▶ _DATA SEGMENT_:
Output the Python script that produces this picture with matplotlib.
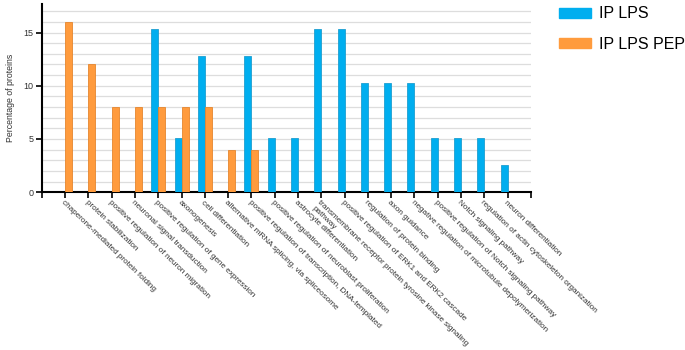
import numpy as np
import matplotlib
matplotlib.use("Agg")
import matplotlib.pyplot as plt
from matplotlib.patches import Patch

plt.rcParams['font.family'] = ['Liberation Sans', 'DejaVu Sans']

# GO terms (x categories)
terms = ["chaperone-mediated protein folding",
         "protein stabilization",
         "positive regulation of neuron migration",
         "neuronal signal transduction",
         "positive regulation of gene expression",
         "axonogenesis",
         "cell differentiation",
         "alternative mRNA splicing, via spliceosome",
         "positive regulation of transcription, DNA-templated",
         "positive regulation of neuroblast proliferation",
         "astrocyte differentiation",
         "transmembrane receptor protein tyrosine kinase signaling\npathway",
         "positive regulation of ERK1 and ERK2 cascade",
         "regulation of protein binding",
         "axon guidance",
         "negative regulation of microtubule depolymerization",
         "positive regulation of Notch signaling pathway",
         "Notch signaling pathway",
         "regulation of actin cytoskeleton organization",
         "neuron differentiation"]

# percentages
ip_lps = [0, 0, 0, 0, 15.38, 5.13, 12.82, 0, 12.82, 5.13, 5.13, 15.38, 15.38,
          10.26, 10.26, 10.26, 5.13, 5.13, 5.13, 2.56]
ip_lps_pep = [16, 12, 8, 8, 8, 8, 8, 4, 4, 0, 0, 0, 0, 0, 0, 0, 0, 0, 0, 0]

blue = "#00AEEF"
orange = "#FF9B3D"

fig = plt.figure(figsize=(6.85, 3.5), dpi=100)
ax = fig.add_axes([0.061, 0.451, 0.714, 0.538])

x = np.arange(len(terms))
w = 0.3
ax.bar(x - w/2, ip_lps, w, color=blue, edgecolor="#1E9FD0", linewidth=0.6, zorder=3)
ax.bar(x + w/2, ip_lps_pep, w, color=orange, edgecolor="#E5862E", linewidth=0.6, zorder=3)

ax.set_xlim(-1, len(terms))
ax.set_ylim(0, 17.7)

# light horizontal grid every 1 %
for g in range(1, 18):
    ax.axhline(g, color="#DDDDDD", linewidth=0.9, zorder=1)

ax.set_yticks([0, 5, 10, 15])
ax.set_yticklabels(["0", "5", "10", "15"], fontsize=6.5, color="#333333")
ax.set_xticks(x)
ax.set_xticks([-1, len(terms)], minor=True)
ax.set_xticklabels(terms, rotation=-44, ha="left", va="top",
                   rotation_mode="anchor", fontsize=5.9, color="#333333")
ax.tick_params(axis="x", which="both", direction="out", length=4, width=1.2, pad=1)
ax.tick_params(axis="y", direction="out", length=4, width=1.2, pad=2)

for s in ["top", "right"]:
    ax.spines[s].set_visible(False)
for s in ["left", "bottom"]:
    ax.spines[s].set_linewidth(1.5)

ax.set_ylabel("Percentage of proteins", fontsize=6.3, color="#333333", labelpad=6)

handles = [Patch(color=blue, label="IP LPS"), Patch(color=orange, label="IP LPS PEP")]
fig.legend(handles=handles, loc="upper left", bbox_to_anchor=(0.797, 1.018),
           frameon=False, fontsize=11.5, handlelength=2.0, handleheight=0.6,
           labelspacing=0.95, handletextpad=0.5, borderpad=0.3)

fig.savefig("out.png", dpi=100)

▶ _STATED PROBLEM_:
Repeat only the lines between the start of the data and the line with "ax = fig.add_axes([0.061, 0.451, 0.714, 0.538])", including those two lines, and skip the pictures.

▶ _EXERCISE RESPONSE_:
Output the Python script that produces this picture with matplotlib.
import numpy as np
import matplotlib
matplotlib.use("Agg")
import matplotlib.pyplot as plt
from matplotlib.patches import Patch

plt.rcParams['font.family'] = ['Liberation Sans', 'DejaVu Sans']

# GO terms (x categories)
terms = ["chaperone-mediated protein folding",
         "protein stabilization",
         "positive regulation of neuron migration",
         "neuronal signal transduction",
         "positive regulation of gene expression",
         "axonogenesis",
         "cell differentiation",
         "alternative mRNA splicing, via spliceosome",
         "positive regulation of transcription, DNA-templated",
         "positive regulation of neuroblast proliferation",
         "astrocyte differentiation",
         "transmembrane receptor protein tyrosine kinase signaling\npathway",
         "positive regulation of ERK1 and ERK2 cascade",
         "regulation of protein binding",
         "axon guidance",
         "negative regulation of microtubule depolymerization",
         "positive regulation of Notch signaling pathway",
         "Notch signaling pathway",
         "regulation of actin cytoskeleton organization",
         "neuron differentiation"]

# percentages
ip_lps = [0, 0, 0, 0, 15.38, 5.13, 12.82, 0, 12.82, 5.13, 5.13, 15.38, 15.38,
          10.26, 10.26, 10.26, 5.13, 5.13, 5.13, 2.56]
ip_lps_pep = [16, 12, 8, 8, 8, 8, 8, 4, 4, 0, 0, 0, 0, 0, 0, 0, 0, 0, 0, 0]

blue = "#00AEEF"
orange = "#FF9B3D"

fig = plt.figure(figsize=(6.85, 3.5), dpi=100)
ax = fig.add_axes([0.061, 0.451, 0.714, 0.538])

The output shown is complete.